> AIM OF THE TASK
Copy exactly the lines of the records below, and only those lines, beginning with the line that contains "Clone this chart in React, TypeScript" and ending with the line that contains "import * as d3 from 'd3'".
---*---
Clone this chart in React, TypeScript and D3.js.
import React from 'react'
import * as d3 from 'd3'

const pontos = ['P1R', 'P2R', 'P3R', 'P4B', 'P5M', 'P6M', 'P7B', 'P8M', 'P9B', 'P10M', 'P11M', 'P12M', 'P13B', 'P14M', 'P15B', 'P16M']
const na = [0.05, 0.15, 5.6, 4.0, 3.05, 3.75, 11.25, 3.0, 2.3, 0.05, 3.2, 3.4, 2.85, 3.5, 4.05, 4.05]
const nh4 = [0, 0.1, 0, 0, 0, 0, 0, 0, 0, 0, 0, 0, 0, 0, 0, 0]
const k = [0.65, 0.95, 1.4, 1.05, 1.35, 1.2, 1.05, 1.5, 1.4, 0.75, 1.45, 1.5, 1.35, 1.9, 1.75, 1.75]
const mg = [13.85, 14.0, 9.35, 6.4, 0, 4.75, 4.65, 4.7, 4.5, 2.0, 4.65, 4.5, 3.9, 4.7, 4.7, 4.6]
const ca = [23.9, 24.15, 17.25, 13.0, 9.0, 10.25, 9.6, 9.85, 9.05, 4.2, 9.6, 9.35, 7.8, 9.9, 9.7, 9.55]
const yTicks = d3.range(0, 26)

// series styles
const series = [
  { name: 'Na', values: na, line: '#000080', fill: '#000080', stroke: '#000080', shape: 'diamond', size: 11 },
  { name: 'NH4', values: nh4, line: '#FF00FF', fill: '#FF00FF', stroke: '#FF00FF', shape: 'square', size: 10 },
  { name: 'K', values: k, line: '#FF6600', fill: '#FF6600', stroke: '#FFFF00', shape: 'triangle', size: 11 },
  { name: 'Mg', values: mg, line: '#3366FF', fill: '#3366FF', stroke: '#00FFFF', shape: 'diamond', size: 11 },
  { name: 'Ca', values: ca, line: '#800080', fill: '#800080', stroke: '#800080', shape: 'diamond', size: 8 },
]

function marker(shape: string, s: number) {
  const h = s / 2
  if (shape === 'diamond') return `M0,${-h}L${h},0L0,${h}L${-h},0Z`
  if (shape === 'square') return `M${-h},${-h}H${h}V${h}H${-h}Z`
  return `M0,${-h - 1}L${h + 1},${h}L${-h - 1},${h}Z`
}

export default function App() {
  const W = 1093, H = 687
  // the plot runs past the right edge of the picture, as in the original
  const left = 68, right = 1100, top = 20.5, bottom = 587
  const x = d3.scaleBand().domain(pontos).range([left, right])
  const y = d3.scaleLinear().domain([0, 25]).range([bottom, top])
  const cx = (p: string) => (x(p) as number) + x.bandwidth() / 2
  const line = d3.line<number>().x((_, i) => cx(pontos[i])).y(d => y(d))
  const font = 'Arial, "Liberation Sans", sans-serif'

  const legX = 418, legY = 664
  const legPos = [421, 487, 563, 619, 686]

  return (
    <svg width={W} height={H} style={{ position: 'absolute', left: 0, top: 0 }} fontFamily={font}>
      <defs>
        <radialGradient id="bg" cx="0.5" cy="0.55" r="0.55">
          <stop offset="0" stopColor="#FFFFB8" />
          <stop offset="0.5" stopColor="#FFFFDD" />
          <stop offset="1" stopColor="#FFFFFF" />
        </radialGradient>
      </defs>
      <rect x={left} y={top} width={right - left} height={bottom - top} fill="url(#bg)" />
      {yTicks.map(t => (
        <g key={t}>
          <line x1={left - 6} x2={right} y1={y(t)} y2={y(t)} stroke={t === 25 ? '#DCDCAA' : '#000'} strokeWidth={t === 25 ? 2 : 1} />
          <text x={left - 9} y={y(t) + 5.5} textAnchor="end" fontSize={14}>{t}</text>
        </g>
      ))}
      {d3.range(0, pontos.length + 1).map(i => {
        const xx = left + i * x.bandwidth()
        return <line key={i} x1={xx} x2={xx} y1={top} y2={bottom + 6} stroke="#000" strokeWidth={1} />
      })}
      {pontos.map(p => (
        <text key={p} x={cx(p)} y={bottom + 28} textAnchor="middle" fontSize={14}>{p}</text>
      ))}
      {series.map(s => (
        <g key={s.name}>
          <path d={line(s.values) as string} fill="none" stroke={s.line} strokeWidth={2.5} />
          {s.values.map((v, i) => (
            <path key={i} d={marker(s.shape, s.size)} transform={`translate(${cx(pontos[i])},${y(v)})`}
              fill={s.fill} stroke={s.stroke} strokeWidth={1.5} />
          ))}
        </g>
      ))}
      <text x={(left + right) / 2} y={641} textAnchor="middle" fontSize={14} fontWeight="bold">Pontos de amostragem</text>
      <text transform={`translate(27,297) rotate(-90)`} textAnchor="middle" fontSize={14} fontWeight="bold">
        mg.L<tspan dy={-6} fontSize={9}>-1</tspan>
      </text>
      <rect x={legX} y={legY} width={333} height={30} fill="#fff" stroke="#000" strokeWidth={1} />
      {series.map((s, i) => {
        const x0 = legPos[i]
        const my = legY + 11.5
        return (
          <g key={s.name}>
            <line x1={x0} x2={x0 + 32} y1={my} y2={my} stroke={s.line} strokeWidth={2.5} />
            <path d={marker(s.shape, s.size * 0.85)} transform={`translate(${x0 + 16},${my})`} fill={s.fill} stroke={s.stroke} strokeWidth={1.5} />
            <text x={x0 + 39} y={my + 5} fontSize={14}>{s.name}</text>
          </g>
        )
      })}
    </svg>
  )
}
---*---
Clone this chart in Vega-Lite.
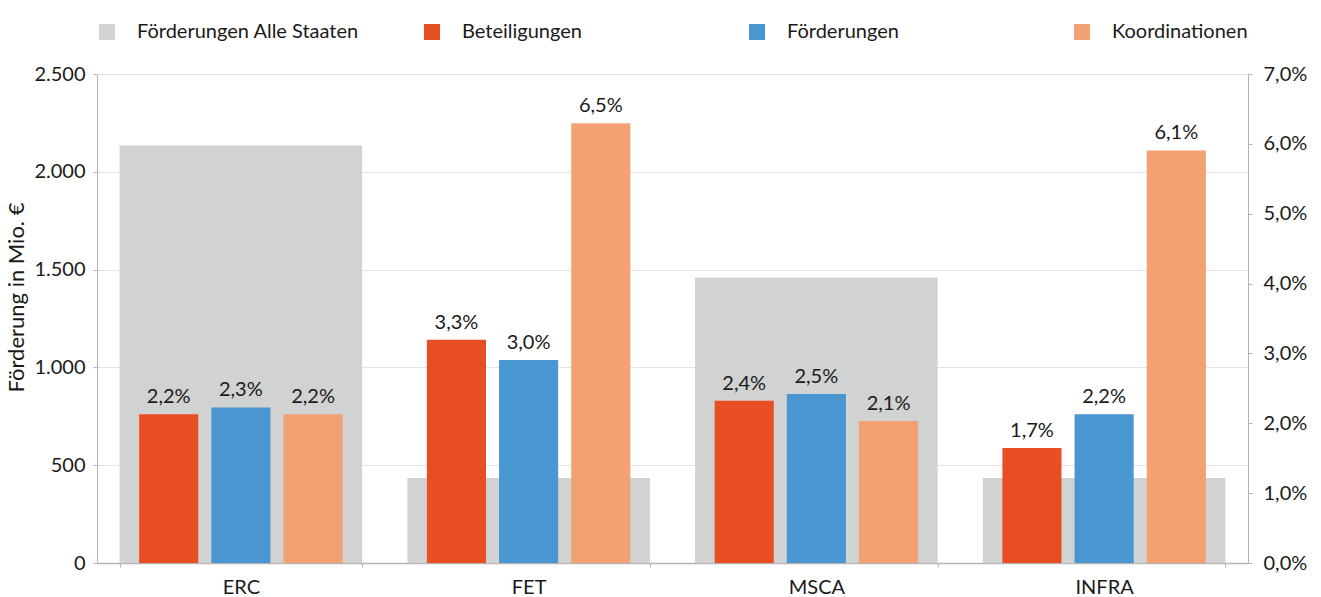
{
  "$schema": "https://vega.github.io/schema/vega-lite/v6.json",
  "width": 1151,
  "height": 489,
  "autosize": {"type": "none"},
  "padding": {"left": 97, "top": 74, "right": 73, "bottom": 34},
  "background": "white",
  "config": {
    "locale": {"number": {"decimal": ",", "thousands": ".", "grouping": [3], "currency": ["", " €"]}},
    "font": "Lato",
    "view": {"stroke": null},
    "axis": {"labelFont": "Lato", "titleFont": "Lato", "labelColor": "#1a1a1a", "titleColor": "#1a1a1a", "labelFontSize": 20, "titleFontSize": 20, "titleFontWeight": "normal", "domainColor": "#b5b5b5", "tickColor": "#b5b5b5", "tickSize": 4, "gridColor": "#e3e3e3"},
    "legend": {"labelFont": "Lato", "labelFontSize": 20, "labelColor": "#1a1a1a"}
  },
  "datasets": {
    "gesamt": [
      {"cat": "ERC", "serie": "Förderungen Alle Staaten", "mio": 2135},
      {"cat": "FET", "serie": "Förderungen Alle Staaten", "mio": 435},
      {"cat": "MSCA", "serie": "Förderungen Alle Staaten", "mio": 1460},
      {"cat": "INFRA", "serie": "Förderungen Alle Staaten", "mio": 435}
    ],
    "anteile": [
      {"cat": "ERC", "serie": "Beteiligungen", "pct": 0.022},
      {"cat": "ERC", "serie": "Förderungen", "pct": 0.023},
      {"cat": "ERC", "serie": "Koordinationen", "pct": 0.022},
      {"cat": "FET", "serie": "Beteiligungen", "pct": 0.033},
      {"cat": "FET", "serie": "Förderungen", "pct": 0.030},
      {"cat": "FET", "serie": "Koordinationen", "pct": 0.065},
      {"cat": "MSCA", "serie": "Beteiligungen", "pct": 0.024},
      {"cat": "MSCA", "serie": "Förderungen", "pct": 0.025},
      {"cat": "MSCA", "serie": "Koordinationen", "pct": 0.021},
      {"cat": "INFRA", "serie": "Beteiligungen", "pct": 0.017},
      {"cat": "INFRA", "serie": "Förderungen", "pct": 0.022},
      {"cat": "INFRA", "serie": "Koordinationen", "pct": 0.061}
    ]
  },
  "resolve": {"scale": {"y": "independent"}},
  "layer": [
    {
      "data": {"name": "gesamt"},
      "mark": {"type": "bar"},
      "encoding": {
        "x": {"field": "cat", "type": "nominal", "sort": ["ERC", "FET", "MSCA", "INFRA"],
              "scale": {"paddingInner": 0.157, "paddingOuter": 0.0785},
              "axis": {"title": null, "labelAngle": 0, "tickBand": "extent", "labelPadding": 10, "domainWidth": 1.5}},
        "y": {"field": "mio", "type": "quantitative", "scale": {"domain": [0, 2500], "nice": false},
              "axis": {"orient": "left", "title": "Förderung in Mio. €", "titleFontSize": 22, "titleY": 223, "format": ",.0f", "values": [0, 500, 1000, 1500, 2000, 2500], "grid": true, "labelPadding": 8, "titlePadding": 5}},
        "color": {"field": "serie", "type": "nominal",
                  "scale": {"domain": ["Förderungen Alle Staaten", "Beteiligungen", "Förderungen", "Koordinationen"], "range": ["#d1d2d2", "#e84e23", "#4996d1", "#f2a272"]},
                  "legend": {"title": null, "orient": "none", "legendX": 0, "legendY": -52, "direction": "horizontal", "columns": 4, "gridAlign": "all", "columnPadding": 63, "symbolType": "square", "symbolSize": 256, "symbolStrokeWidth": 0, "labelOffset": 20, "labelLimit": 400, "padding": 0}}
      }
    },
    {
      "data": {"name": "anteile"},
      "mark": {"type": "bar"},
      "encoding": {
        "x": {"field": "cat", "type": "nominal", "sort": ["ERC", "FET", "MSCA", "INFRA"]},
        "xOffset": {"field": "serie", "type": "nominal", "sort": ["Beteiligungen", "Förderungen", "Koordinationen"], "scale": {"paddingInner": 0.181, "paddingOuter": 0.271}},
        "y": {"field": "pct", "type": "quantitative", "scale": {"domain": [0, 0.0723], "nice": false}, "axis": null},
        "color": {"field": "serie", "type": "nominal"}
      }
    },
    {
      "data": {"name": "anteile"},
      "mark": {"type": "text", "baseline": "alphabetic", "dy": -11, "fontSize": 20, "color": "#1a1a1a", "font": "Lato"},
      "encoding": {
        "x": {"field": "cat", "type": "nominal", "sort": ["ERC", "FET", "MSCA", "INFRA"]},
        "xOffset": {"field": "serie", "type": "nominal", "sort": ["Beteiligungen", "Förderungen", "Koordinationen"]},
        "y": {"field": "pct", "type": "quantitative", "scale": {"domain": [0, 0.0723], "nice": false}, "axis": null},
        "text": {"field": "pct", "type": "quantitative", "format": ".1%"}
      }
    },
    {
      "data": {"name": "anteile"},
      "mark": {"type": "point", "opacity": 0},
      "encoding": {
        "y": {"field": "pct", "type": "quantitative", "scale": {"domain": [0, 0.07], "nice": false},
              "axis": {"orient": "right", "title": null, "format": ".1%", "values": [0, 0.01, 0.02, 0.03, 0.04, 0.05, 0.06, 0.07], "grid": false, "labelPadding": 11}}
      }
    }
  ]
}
---*---
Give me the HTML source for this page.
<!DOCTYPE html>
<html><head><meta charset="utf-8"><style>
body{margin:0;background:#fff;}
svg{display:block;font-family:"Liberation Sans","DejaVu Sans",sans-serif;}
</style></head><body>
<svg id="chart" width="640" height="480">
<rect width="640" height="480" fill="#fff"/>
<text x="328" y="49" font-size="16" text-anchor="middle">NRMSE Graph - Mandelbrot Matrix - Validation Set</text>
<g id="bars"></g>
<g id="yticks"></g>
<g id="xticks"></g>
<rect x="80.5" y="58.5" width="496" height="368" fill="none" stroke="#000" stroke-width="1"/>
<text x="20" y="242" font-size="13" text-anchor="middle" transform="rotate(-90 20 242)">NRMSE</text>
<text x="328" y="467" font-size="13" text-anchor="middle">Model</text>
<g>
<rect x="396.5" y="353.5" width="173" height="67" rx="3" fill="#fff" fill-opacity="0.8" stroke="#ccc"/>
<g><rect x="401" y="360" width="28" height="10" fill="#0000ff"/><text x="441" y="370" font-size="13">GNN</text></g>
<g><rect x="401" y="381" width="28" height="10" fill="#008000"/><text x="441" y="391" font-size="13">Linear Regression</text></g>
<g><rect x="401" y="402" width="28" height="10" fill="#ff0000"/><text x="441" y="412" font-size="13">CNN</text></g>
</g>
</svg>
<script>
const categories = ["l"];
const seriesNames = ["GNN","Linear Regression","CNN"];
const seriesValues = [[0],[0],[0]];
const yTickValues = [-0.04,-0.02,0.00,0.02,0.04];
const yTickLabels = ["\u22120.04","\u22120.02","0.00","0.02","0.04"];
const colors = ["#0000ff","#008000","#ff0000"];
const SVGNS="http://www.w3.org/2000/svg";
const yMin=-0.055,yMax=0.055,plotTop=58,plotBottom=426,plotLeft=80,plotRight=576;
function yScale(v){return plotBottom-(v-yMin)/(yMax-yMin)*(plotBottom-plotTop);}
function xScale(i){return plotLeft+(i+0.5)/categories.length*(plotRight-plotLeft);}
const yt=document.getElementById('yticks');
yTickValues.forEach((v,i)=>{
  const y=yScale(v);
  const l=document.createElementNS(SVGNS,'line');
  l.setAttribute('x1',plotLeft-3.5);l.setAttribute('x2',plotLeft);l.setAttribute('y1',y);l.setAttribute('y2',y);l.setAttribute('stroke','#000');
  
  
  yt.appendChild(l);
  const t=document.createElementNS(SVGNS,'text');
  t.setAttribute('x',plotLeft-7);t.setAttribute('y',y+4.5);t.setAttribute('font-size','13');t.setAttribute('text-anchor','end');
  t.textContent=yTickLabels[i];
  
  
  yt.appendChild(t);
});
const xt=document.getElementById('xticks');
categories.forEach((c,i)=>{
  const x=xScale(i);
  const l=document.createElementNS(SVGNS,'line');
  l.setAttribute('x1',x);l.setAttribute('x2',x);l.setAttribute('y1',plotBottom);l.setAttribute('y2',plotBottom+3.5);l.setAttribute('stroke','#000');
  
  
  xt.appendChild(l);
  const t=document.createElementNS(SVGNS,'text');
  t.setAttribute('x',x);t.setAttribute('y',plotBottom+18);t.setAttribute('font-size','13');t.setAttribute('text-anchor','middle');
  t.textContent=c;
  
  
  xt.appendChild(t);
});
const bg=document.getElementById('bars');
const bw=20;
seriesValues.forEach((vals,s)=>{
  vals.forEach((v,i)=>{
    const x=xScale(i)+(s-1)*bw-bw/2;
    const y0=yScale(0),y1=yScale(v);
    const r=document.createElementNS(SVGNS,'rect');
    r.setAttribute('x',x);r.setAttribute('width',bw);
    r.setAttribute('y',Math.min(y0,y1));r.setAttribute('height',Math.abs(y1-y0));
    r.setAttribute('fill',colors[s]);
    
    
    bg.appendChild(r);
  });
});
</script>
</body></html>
---*---
> SOLUTION
Clone this chart in React, TypeScript and D3.js.
import React from 'react'
import * as d3 from 'd3'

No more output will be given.